あくまで、お薬は補助的なものとして考え、痔は自らの治癒力によって回復 させることが望ましいです。
お薬を使うにあたって確認しておきたいことがあります。 痔は、薬だけでは治らない病気であるということです。 市販薬は、あくまでも一時的に症状を抑えるためだけに用います。

痔の薬の効能には、痔による痛みや出血、はれを抑えることや、 薬が肛門の粘膜と上皮の表面をおおって、 便をなめらかに通過させるようにすることがあります。 それによって、便の刺激が軽減されるのです。

病院でもらった薬と市販薬との最大の違いは、 病院の薬が、医師が診察して患者さんの病状にいちばん効果のある成分が入った薬を処方しているのに対し、 市販薬はだれが使ってもいいように成分の配合を調整しているので、 症状によっては薬の効果があらわれにくくなるということがあります。

<市販薬は急場をしのぐお薬>
病院でのお薬では無い時は、2週間をめどに市販薬を使用してください。 そして、どうしても症状が改善されなかったり、 症状を繰り返すときは、ほかの病気かもしれないのですぐに専門医を受診してください。 早く診察を受ければ、それだけ早く治り、手術するケースはまれになります。 市販薬は、医師の診察が間に合わないときのリリーフ・ピッチャーといえます。

<市販薬の成分は弱いと言うのはウソ!?>
薬の効能について、市販薬は弱い成分を使っているので安全、 という人がいますがこれは間違いです。 市販薬は、短時間で効くように薬の成分を配合しているので、 意外と強い効能があるのです。

<生活習慣病の薬の使いかた>
糖尿病や高コレステロール血症などの生活習慣病の治療は、 まず、原因となっている生活習慣病をつきとめて改善し、 その次に薬を使用するようにします。

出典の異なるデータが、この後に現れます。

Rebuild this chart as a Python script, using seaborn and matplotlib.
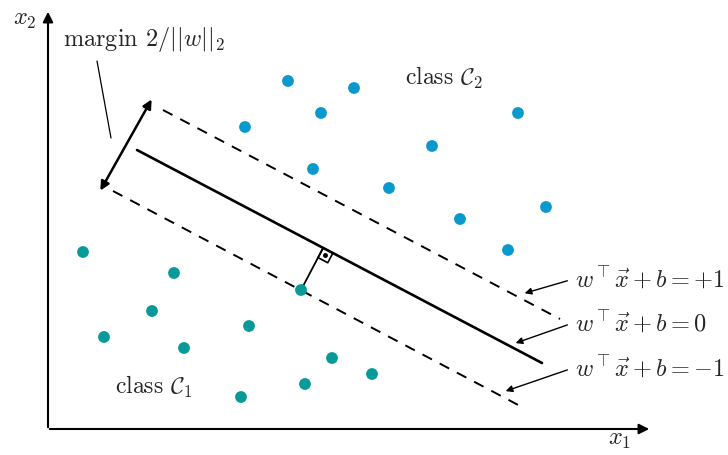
import numpy as np
import pandas as pd
import matplotlib
matplotlib.use("Agg")
import matplotlib.pyplot as plt
import seaborn as sns

# dados (coordenadas em pixels da figura, y para baixo)
c2_x = [288, 354, 321, 245, 518, 432, 313, 389, 546, 460, 508]
c2_y = [82, 89, 114, 128, 114, 147, 170, 189, 208, 220, 251]
c1_x = [83, 174, 152, 104, 249, 184, 301, 332, 305, 372, 241]
c1_y = [253, 274, 312, 338, 327, 349, 291, 359, 385, 375, 398]

# retas: hiperplano e margens
linha_0 = [(137, 151), (542, 364)]
linha_p1 = [(163, 111), (560, 320)]
linha_m1 = [(113, 192), (522, 408)]

rotulos = [r'$w^\top \vec{x} + b = +1$', r'$w^\top \vec{x} + b = 0$', r'$w^\top \vec{x} + b = -1$']
rotulo_xy = [(575, 279), (575, 323), (575, 368)]
seta_alvo = [(522, 295), (513, 345), (503, 393)]

df = pd.DataFrame({
    'x': c2_x + c1_x,
    'y': c2_y + c1_y,
    'classe': ['C2'] * len(c2_x) + ['C1'] * len(c1_x),
})

sns.set_style('white')
plt.rcParams['mathtext.fontset'] = 'cm'
plt.rcParams['font.family'] = ['cmr10', 'DejaVu Serif']
plt.rcParams['axes.unicode_minus'] = False

fig = plt.figure(figsize=(7.28, 4.56), dpi=100)
ax = fig.add_axes([0, 0, 1, 1])
ax.set_xlim(0, 728)
ax.set_ylim(456, 0)
ax.axis('off')

sns.scatterplot(data=df, x='x', y='y', hue='classe',
                palette={'C2': '#0a99cc', 'C1': '#079a98'},
                s=72, edgecolor='none', legend=False, ax=ax, zorder=3)

# eixos
ax.annotate('', xy=(48, 10), xytext=(48, 431),
            arrowprops=dict(arrowstyle='-|>', lw=1.5, color='black', mutation_scale=15))
ax.annotate('', xy=(652, 430), xytext=(47, 430),
            arrowprops=dict(arrowstyle='-|>', lw=1.5, color='black', mutation_scale=15))
ax.text(25, 20, r'$x_2$', fontsize=17.5, ha='center', va='center')
ax.text(620, 440, r'$x_1$', fontsize=17.5, ha='center', va='center')

# hiperplanos
(x0, y0), (x1, y1) = linha_0
ax.plot([x0, x1], [y0, y1], color='black', lw=1.9)
for l in (linha_p1, linha_m1):
    ax.plot([l[0][0], l[1][0]], [l[0][1], l[1][1]], color='black', lw=1.4,
            dashes=(5.5, 4.5))

# margem
ax.annotate('', xy=(153, 98), xytext=(99, 194),
            arrowprops=dict(arrowstyle='<|-|>', lw=1.8, color='black', mutation_scale=13))
ax.plot([97, 111], [62, 139], color='black', lw=0.9)
ax.text(63, 40, r'margin $2/||w||_2$', fontsize=17.5, ha='left', va='center')

# perpendicular com angulo reto
d = np.array([x1 - x0, y1 - y0], dtype=float)
d /= np.linalg.norm(d)
n = np.array([-d[1], d[0]])
p = np.array([c1_x[6], c1_y[6]], dtype=float)
f = np.array([x0, y0]) + np.dot(p - np.array([x0, y0]), d) * d
ax.plot([p[0], f[0]], [p[1], f[1]], color='black', lw=1.3)
s = 11
q = np.array([f, f + s * d, f + s * d + s * n, f + s * n, f])
ax.plot(q[:, 0], q[:, 1], color='black', lw=1.2)
c = f + s / 2 * d + s / 2 * n
ax.plot(c[0], c[1], 'o', color='black', ms=2.5)

# rotulos das retas
for txt, (tx, ty), alvo in zip(rotulos, rotulo_xy, seta_alvo):
    ax.text(tx, ty, txt, fontsize=17.5, ha='left', va='center')
    ax.annotate('', xy=alvo, xytext=(tx - 5, ty + 2),
                arrowprops=dict(arrowstyle='-|>', lw=1.0, color='black', mutation_scale=10))

ax.text(405, 78, r'class $\mathcal{C}_2$', fontsize=17, ha='left', va='center')
ax.text(115, 387, r'class $\mathcal{C}_1$', fontsize=17, ha='left', va='center')

fig.savefig('out.png', dpi=100)
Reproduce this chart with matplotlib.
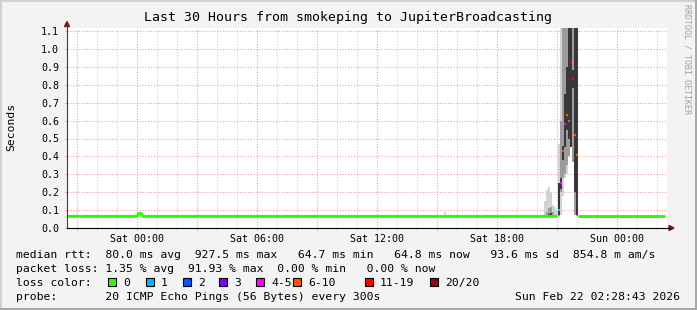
import matplotlib
matplotlib.use('Agg')
import matplotlib.pyplot as plt
from matplotlib.lines import Line2D
from matplotlib.patches import Polygon, Rectangle
import numpy as np

W, H = 697, 310

# time axis in hours relative to Sat 00:00
t_start, t_end = -3.5, 26.5
label_hours = [0, 6, 12, 18, 24]
label_names = ['Sat 00:00', 'Sat 06:00', 'Sat 12:00', 'Sat 18:00', 'Sun 00:00']

# median rtt (seconds), loss 0 -> green line
base_t = [-3.5, 0.0, 0.1, 0.2, 0.3, 21.02]
base_med = [0.065, 0.065, 0.082, 0.082, 0.065, 0.065]
tail_t = [22.03, 26.4]
tail_med = [0.065, 0.065]

# smoke columns (ping spread): outer, middle and inner bands
smoke_t = [0.1, 0.2, 15.4,
           20.375, 20.475, 20.575, 20.675, 20.775, 20.875, 20.975,
           21.075, 21.175, 21.275, 21.375, 21.475, 21.575, 21.675, 21.775, 21.875, 21.975]
smoke_lo = [0.065, 0.065, 0.065,
            0.065, 0.065, 0.065, 0.065, 0.065, 0.065, 0.065,
            0.065, 0.07, 0.18, 0.28, 0.30, 0.40, 0.45, 0.37, 0.07, 0.065]
smoke_hi = [0.088, 0.088, 0.090,
            0.150, 0.210, 0.230, 0.200, 0.130, 0.120, 0.100,
            0.47, 1.30, 1.30, 1.30, 1.30, 1.40, 1.40, 1.40, 1.40, 1.40]
smoke_m1 = [0.070, 0.070, 0.066,
            0.066, 0.066, 0.066, 0.066, 0.066, 0.066, 0.066,
            0.065, 0.20, 0.28, 0.30, 0.35, 0.40, 0.45, 0.37, 0.07, 0.065]
smoke_m2 = [0.082, 0.082, 0.066,
            0.070, 0.090, 0.110, 0.120, 0.090, 0.070, 0.068,
            0.25, 0.60, 1.30, 1.30, 1.30, 1.30, 1.30, 1.30, 1.30, 1.30]
smoke_d1 = [0.070, 0.070, 0.066,
            0.066, 0.066, 0.066, 0.066, 0.066, 0.066, 0.066,
            0.07, 0.22, 0.38, 0.45, 0.55, 0.50, 0.45, 0.78, 0.20, 0.07]
smoke_d2 = [0.070, 0.070, 0.066,
            0.066, 0.066, 0.080, 0.085, 0.066, 0.066, 0.066,
            0.25, 0.28, 0.46, 0.75, 0.90, 1.30, 1.30, 0.88, 1.30, 1.30]

# median during the outage, with its loss class index
spike_t = [21.075, 21.175, 21.275, 21.375, 21.475, 21.575, 21.675, 21.775, 21.875, 21.975]
spike_med = [0.10, 0.25, 0.43, 0.58, 0.63, 0.60, 0.93, 0.83, 0.52, 0.41]
spike_loss = [1, 4, 5, 4, 5, 5, 6, 6, 5, 5]

loss_names = ['0', '1', '2', '3', '4-5', '6-10', '11-19', '20/20']
loss_colors = ['#26ff00', '#00b8ff', '#0059ff', '#7e00ff', '#ff00ff', '#ff5500', '#ff0000', '#a10000']
loss_box_x = [108, 146, 183, 219, 256, 293, 365, 430]

legend_lines = [
    'median rtt:  80.0 ms avg  927.5 ms max   64.7 ms min   64.8 ms now   93.6 ms sd  854.8 m am/s',
    'packet loss: 1.35 % avg  91.93 % max  0.00 % min   0.00 % now',
    'loss color:',
    'probe:       20 ICMP Echo Pings (56 Bytes) every 300s',
]
stamp = 'Sun Feb 22 02:28:43 2026'

MONO = 'DejaVu Sans Mono'
MAJOR = '#f4a0a0'
MINOR = '#d2d2d2'


def fx(x):
    return x / W


def fy(y):
    return 1 - y / H


fig = plt.figure(figsize=(W / 100, H / 100), dpi=100, facecolor='#f3f3f3')
ax = fig.add_axes([fx(67), fy(228), 600 / W, 200 / H])
ax.set_facecolor('white')
ax.set_xlim(t_start, t_end)
ax.set_ylim(0, 200 / 179)
for s in ax.spines.values():
    s.set_visible(False)

# grid
major_hours = np.arange(-3, 27, 3)
ax.set_xticks(major_hours)
ax.set_xticklabels([label_names[label_hours.index(h)] if h in label_hours else '' for h in major_hours])
ax.set_xticks(np.arange(-3, 27, 1), minor=True)
ax.set_yticks(np.arange(0, 1.11, 0.1))
ax.set_yticklabels(['%.1f' % v for v in np.arange(0, 1.11, 0.1)])
ax.grid(which='minor', axis='x', color=MINOR, linestyle=(0, (1, 1.5)), linewidth=0.8)
ax.grid(which='major', axis='both', color=MAJOR, linestyle=(0, (1, 1.5)), linewidth=0.8)
ax.set_axisbelow(True)
ax.tick_params(axis='x', which='major', length=1.6, color=MAJOR, pad=2.5, labelsize=7.2)
ax.tick_params(axis='x', which='minor', length=1.6, color=MINOR)
ax.tick_params(axis='y', which='major', length=1.6, color=MAJOR, pad=4.2, labelsize=7.2)
for lab in ax.get_xticklabels() + ax.get_yticklabels():
    lab.set_family(MONO)

# smoke
def band(lo, hi, color, z):
    lo = np.array(lo)
    hi = np.array(hi)
    ax.bar(smoke_t, hi - lo, bottom=lo, width=0.1, color=color, linewidth=0, zorder=z)


band(smoke_lo, smoke_hi, '#d2d2d2', 2)
band(smoke_m1, smoke_m2, '#9c9c9c', 3)
band(smoke_d1, smoke_d2, '#383838', 3.5)

# median
ax.plot(base_t, base_med, color=loss_colors[0], linewidth=2.1, solid_capstyle='butt', zorder=4)
ax.plot(tail_t, tail_med, color=loss_colors[0], linewidth=2.1, solid_capstyle='butt', zorder=4)
for t, m, k in zip(spike_t, spike_med, spike_loss):
    ax.hlines(m, t - 0.05, t + 0.05, color=loss_colors[k], linewidth=1.6, zorder=5)

# axes with arrows
fig.add_artist(Line2D([fx(67), fx(67)], [fy(228), fy(25)], color='#404040', linewidth=0.8))
fig.add_artist(Line2D([fx(67), fx(670)], [fy(228), fy(228)], color='black', linewidth=0.8))
fig.add_artist(Polygon([(fx(64.5), fy(26.5)), (fx(69.5), fy(26.5)), (fx(67), fy(21.5))],
                       closed=True, color='#7f1414'))
fig.add_artist(Polygon([(fx(669), fy(225.5)), (fx(669), fy(230.5)), (fx(674), fy(228))],
                       closed=True, color='#7f1414'))

# texts
fig.text(fx(348), fy(18), 'Last 30 Hours from smokeping to JupiterBroadcasting',
         ha='center', va='center', family=MONO, fontsize=9.5)
fig.text(fx(11), fy(127), 'Seconds', rotation=90, ha='center', va='center', family=MONO, fontsize=8.2)
fig.text(fx(687), fy(59), 'RRDTOOL / TOBI OETIKER', rotation=270, ha='center', va='center',
         family=MONO, fontsize=6, color='#a0a0a0')

for i, line in enumerate(legend_lines):
    fig.text(fx(16), fy(258 + 14 * i), line, ha='left', va='baseline', family=MONO, fontsize=8.2)
fig.text(fx(680), fy(300), stamp, ha='right', va='baseline', family=MONO, fontsize=8.2)

for bx, name, col in zip(loss_box_x, loss_names, loss_colors):
    fig.add_artist(Rectangle((fx(bx), fy(286)), 8 / W, 8 / H, facecolor=col, edgecolor='black', linewidth=0.8))
    fig.text(fx(bx + 15), fy(286), name, ha='left', va='baseline', family=MONO, fontsize=8.2)

# frame
fig.add_artist(Rectangle((0, 0), 1, 2 / H, color='#a8a8a8', linewidth=0))
fig.add_artist(Rectangle((1 - 2 / W, 0), 2 / W, 1, color='#a8a8a8', linewidth=0))
fig.add_artist(Rectangle((0, 1 - 2 / H), 1 - 2 / W, 2 / H, color='#d2d2d2', linewidth=0))
fig.add_artist(Rectangle((0, 2 / H), 2 / W, 1 - 4 / H, color='#d2d2d2', linewidth=0))

fig.savefig('out.png', dpi=100, facecolor=fig.get_facecolor())
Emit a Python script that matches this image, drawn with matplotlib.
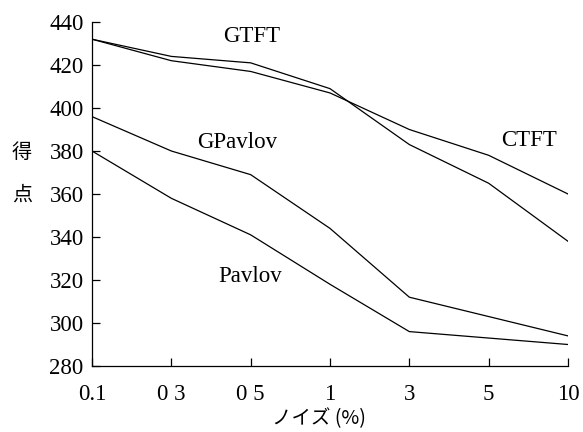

痔は、現在では世界的に生活習慣病と 考えられている病気なので、まず、痔をまねきやすい生活習慣病を改め、 自然治癒力を高めることから始めてください。 そして、自然治癒力を補うものが薬物療法と考えるとよいでしょう。

<痔の市販薬の分類>
痔の市販薬は、大きくは、肛門に入れたり塗ったりする「座薬」と、「内服薬」に分けられます。 さらに、座薬には「座剤(坐剤とも記します)」と「軟膏」があります。 両者は、痔への直接的な作用を目的としたもので、わが国では古くから、 たくさんの種類のものがつくられ、市販されています。 座剤は、固形で、肛門の中に挿入すると、徐々に溶けてきて効いてきます。

一方、軟膏は先端が浣腸の先のように突起していて、 肛門の周囲の痔核に塗ったり、肛門に中に挿入したりして、(薬の中身を)絞り出して注入します。 一本に20グラム程度のたくさんの量が入っていて、 何回にも分けて使用するタイプと、一回で使いきりのタイプがあります。 成分、効能は同じで、二つのタイプのものが販売されていることもあります。

好みにもよりますが、一回使いきりタイプのほうが使いやすいと思います。 内服薬は一般に、座剤と併用して補助的に用います。 このほか、肛門の皮膚や痔の洗浄や消炎を目的とした 「外用液体」薬も発売され、薬局で売られています。